Kay Watanabe is an Australian-based Japanese visual artist, mainly working in the field of printmaking, drawing, painting and small objects. She extensively exhibits her works in Australia and internationally, in solo and group shows.

 

Kay has always been attracted by the divine beauty of nature, creating works using such motifs as plants, landscapes, planets and other natural phenomena which has amazed people and which, at the same time, might make them feel humble, spiritual and possibly scared. In 2020 and 2021, Kay was away from her usual artistic base in Brisbane due to the Covid 19 pandemic and responded to an unexpectedly protracted stay in her birthplace, Tokyo. Exploration and experimentation are two words that best describe Kay’s activities during the 21- month period when she initiated a self-directed artist-in-residence in Tokyo. Here she investigated the natural world of the area where she stayed and pushed boundaries to express her experience and emotion.

 

She returned to Australia in late 2021 to resume her activities in Brisbane. Kay says on her stay in Tokyo, “I regularly visited the small woodland located near me, and humbly, gently, quietly, calmly, patiently, used all my senses to feel what was there and what was going on around me. When I felt something strongly and felt the urge to document it, I began creating.

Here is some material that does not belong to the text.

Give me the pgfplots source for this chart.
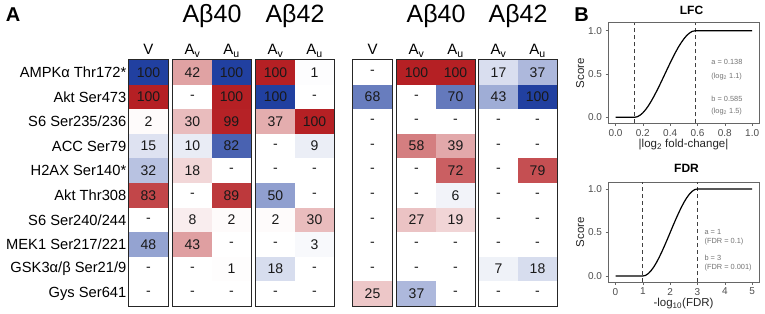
\documentclass[border=0pt]{standalone}
\usepackage{pgfplots}
\pgfplotsset{compat=1.18}
\usepackage{pgfplotstable}
\usepackage{fontspec}
\setmainfont{Liberation Sans}
\pgfdeclareplotmark{cell}{\pgfpathrectangle{\pgfpoint{-19.5pt}{-12.3pt}}{\pgfpoint{39pt}{24.6pt}}\pgfusepathqfill}
\definecolor{tickgray}{RGB}{77,77,77}
\newcommand{\fs}[1]{\fontsize{#1}{#1}\selectfont}

% x = cell centre, y = row, c = signed score (red +, blue -), lab = printed text
\pgfplotstableread{
x y c lab
148.5 0 -100 100
192.5 0 42 42
231.5 0 -100 100
275.5 0 100 100
314.5 0 -1 1
372.5 0 0 -
416.5 0 100 100
455.5 0 100 100
498.5 0 -17 17
537.5 0 -37 37
148.5 1 100 100
192.5 1 0 -
231.5 1 100 100
275.5 1 -100 100
314.5 1 0 -
372.5 1 -68 68
416.5 1 0 -
455.5 1 -70 70
498.5 1 -43 43
537.5 1 -100 100
148.5 2 2 2
192.5 2 30 30
231.5 2 99 99
275.5 2 37 37
314.5 2 100 100
372.5 2 0 -
416.5 2 0 -
455.5 2 0 -
498.5 2 0 -
537.5 2 0 -
148.5 3 -15 15
192.5 3 -10 10
231.5 3 -82 82
275.5 3 0 -
314.5 3 -9 9
372.5 3 0 -
416.5 3 58 58
455.5 3 39 39
498.5 3 0 -
537.5 3 0 -
148.5 4 -32 32
192.5 4 18 18
231.5 4 0 -
275.5 4 0 -
314.5 4 0 -
372.5 4 0 -
416.5 4 0 -
455.5 4 72 72
498.5 4 0 -
537.5 4 79 79
148.5 5 83 83
192.5 5 0 -
231.5 5 89 89
275.5 5 -50 50
314.5 5 0 -
372.5 5 0 -
416.5 5 0 -
455.5 5 -6 6
498.5 5 0 -
537.5 5 0 -
148.5 6 0 -
192.5 6 8 8
231.5 6 2 2
275.5 6 2 2
314.5 6 30 30
372.5 6 0 -
416.5 6 27 27
455.5 6 19 19
498.5 6 0 -
537.5 6 0 -
148.5 7 -48 48
192.5 7 43 43
231.5 7 0 -
275.5 7 0 -
314.5 7 -3 3
372.5 7 0 -
416.5 7 0 -
455.5 7 0 -
498.5 7 0 -
537.5 7 0 -
148.5 8 0 -
192.5 8 0 -
231.5 8 1 1
275.5 8 -18 18
314.5 8 0 -
372.5 8 0 -
416.5 8 0 -
455.5 8 0 -
498.5 8 -7 7
537.5 8 -18 18
148.5 9 0 -
192.5 9 0 -
231.5 9 0 -
275.5 9 0 -
314.5 9 0 -
372.5 9 25 25
416.5 9 -37 37
455.5 9 0 -
498.5 9 0 -
537.5 9 0 -
}\heat

\pgfplotsset{
  panelB/.style={
    anchor=south west, scale only axis, width=151pt,
    axis line style={black!60, line width=0.6pt},
    tick align=outside, major tick length=2.5pt,
    tick style={black!60, line width=0.6pt},
    xtick pos=lower, ytick pos=left,
    ytick={0,0.5,1},
    ticklabel style={font=\fs{10}, text=tickgray, /pgf/number format/assume math mode=true},
    yticklabel style={/pgf/number format/.cd, fixed, fixed zerofill, precision=1, assume math mode=true},
    xlabel style={font=\fs{11.5}, text=black!85, at={(axis description cs:0.5,0)}, anchor=center, yshift=-21.5pt},
    ylabel style={font=\fs{11.5}, text=black!85, at={(axis description cs:-0.185,0.5)}, anchor=center},
    ylabel={Score},
    clip=false,
  },
}
\tikzset{ann/.style={anchor=west, inner sep=0pt, font=\fs{7.4}, text=black!55}}

\begin{document}
\begin{tikzpicture}
\useasboundingbox (0,0) rectangle (765pt,313pt);

% ---------------- Panel A heatmap ----------------
\begin{axis}[
  at={(129pt,7pt)}, anchor=south west, scale only axis,
  width=428pt, height=246pt,
  xmin=129, xmax=557, ymin=-0.5, ymax=9.5, y dir=reverse,
  axis line style={draw=none}, major tick length=0pt,
  xtick={148.5,192.5,231.5,275.5,314.5,372.5,416.5,455.5,498.5,537.5},
  xticklabels={V,A\textsubscript{v},A\textsubscript{u},A\textsubscript{v},A\textsubscript{u},V,A\textsubscript{v},A\textsubscript{u},A\textsubscript{v},A\textsubscript{u}},
  xticklabel pos=upper,
  xticklabel style={font=\fs{15}, anchor=base, yshift=5pt},
  ytick={0,...,9},
  yticklabels={AMPKα Thr172*, Akt Ser473, S6 Ser235/236, ACC Ser79, H2AX Ser140*, Akt Thr308, S6 Ser240/244, MEK1 Ser217/221, GSK3α/β Ser21/9, Gys Ser641},
  yticklabel style={font=\fs{14.7}, inner sep=2.5pt},
  colormap={bwr}{rgb255(0cm)=(33,64,160); rgb255(1cm)=(255,255,255); rgb255(2cm)=(181,32,36)},
  point meta min=-100, point meta max=100,
  clip=false,
]
\addplot[scatter, only marks, mark=cell, point meta=explicit,
  scatter/use mapped color={draw=none, fill=mapped color}]
  table[x=x, y=y, meta=c] {\heat};
\addplot[only marks, mark=none, point meta=explicit symbolic,
  nodes near coords={\pgfplotspointmeta}, nodes near coords align={center},
  every node near coord/.append style={font=\fs{14}, text=black!90}]
  table[x=x, y=y, meta=lab] {\heat};
\draw[line width=1.3pt, black!85] (axis cs:129,-0.5) rectangle (axis cs:168,9.5);
\draw[line width=1.3pt, black!85] (axis cs:173,-0.5) rectangle (axis cs:251,9.5);
\draw[line width=1.3pt, black!85] (axis cs:256,-0.5) rectangle (axis cs:334,9.5);
\draw[line width=1.3pt, black!85] (axis cs:353,-0.5) rectangle (axis cs:392,9.5);
\draw[line width=1.3pt, black!85] (axis cs:397,-0.5) rectangle (axis cs:475,9.5);
\draw[line width=1.3pt, black!85] (axis cs:479,-0.5) rectangle (axis cs:557,9.5);
\end{axis}

\node[font=\fs{25}] at (212pt,297pt) {Aβ40};
\node[font=\fs{25}] at (295pt,297pt) {Aβ42};
\node[font=\fs{25}] at (436pt,297pt) {Aβ40};
\node[font=\fs{25}] at (518pt,297pt) {Aβ42};
\node[font=\fs{20}\bfseries] at (13pt,298pt) {A};
\node[font=\fs{20}\bfseries] at (581.5pt,298.5pt) {B};

% ---------------- Panel B: LFC ----------------
\begin{axis}[panelB,
  at={(608pt,189.7pt)}, height=100.6pt,
  xmin=-0.055, xmax=1.05, ymin=-0.069, ymax=1.092,
  xtick={0,0.2,0.4,0.6,0.8,1},
  xticklabel style={/pgf/number format/.cd, fixed, fixed zerofill, precision=1, assume math mode=true},
  xlabel={|log\textsubscript{2} fold-change|},
]
\addplot[black!75, line width=0.9pt, dash pattern=on 4pt off 3pt] coordinates {(0.138,-0.069) (0.138,1.092)};
\addplot[black!75, line width=0.9pt, dash pattern=on 4pt off 3pt] coordinates {(0.585,-0.069) (0.585,1.092)};
\addplot[black, line width=1.2pt] coordinates {
(0,0) (0.138,0) (0.16,0.007) (0.18,0.025) (0.20,0.052) (0.22,0.088) (0.24,0.132)
(0.26,0.183) (0.28,0.239) (0.30,0.299) (0.32,0.362) (0.34,0.428) (0.36,0.495)
(0.38,0.562) (0.40,0.628) (0.42,0.692) (0.44,0.753) (0.46,0.810) (0.48,0.860)
(0.50,0.905) (0.52,0.943) (0.54,0.971) (0.56,0.991) (0.585,1) (1,1)};
\node[ann] at (axis cs:0.70,0.64) {a = 0.138};
\node[ann] at (axis cs:0.70,0.47) {(log\textsubscript{2} 1.1)};
\node[ann] at (axis cs:0.70,0.21) {b = 0.585};
\node[ann] at (axis cs:0.70,0.07) {(log\textsubscript{2} 1.5)};
\end{axis}
\node[font=\fs{12}\bfseries] at (691.5pt,303pt) {LFC};

% ---------------- Panel B: FDR ----------------
\begin{axis}[panelB,
  at={(608pt,31pt)}, height=100pt,
  xmin=-0.275, xmax=5.25, ymin=-0.069, ymax=1.08,
  xtick={0,1,2,3,4,5},
  xlabel={-log\textsubscript{10}(FDR)},
]
\addplot[black!75, line width=0.9pt, dash pattern=on 4pt off 3pt] coordinates {(1,-0.069) (1,1.08)};
\addplot[black!75, line width=0.9pt, dash pattern=on 4pt off 3pt] coordinates {(3,-0.069) (3,1.08)};
\addplot[black, line width=1.2pt] coordinates {
(0,0) (1,0) (1.1,0.007) (1.2,0.028) (1.3,0.061) (1.4,0.104) (1.5,0.156)
(1.6,0.216) (1.7,0.282) (1.8,0.352) (1.9,0.425) (2.0,0.5) (2.1,0.575)
(2.2,0.648) (2.3,0.718) (2.4,0.784) (2.5,0.844) (2.6,0.896) (2.7,0.939)
(2.8,0.972) (2.9,0.993) (3,1) (5,1)};
\node[ann] at (axis cs:3.25,0.51) {a = 1};
\node[ann] at (axis cs:3.25,0.40) {(FDR = 0.1)};
\node[ann] at (axis cs:3.25,0.21) {b = 3};
\node[ann] at (axis cs:3.25,0.10) {(FDR = 0.001)};
\end{axis}
\node[font=\fs{12}\bfseries] at (686.5pt,145pt) {FDR};

\end{tikzpicture}
\end{document}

When I did so, I was thinking ‘How long I or we humans on this planet would be able to stay like this.’"

Kay Watanabe, Forest Dreaming, 2021

Woodblock and linocut print on Japanese paper 

63 cm x 42.5 cm

 

Forest Dreaming  is a selected finalist at the InkFest international print award by InkMasters in Cairns in 2021

Kay Watanabe_In the woods thinking- triptych - Japanese Mokuhanga woodblock prints - 19x17

Kay Watanabe, In the woods, thinking, triptych, 2020

Japanese mokuhanga woodblock prints on Japanese paper 

30 cm x 21 cm each print or 30 cm x 63 cm for the triptych

The triptych is a finalist at the "Sumi-Fusion: 2021 International Mokuhanga Exhibition" in Nara, Japan.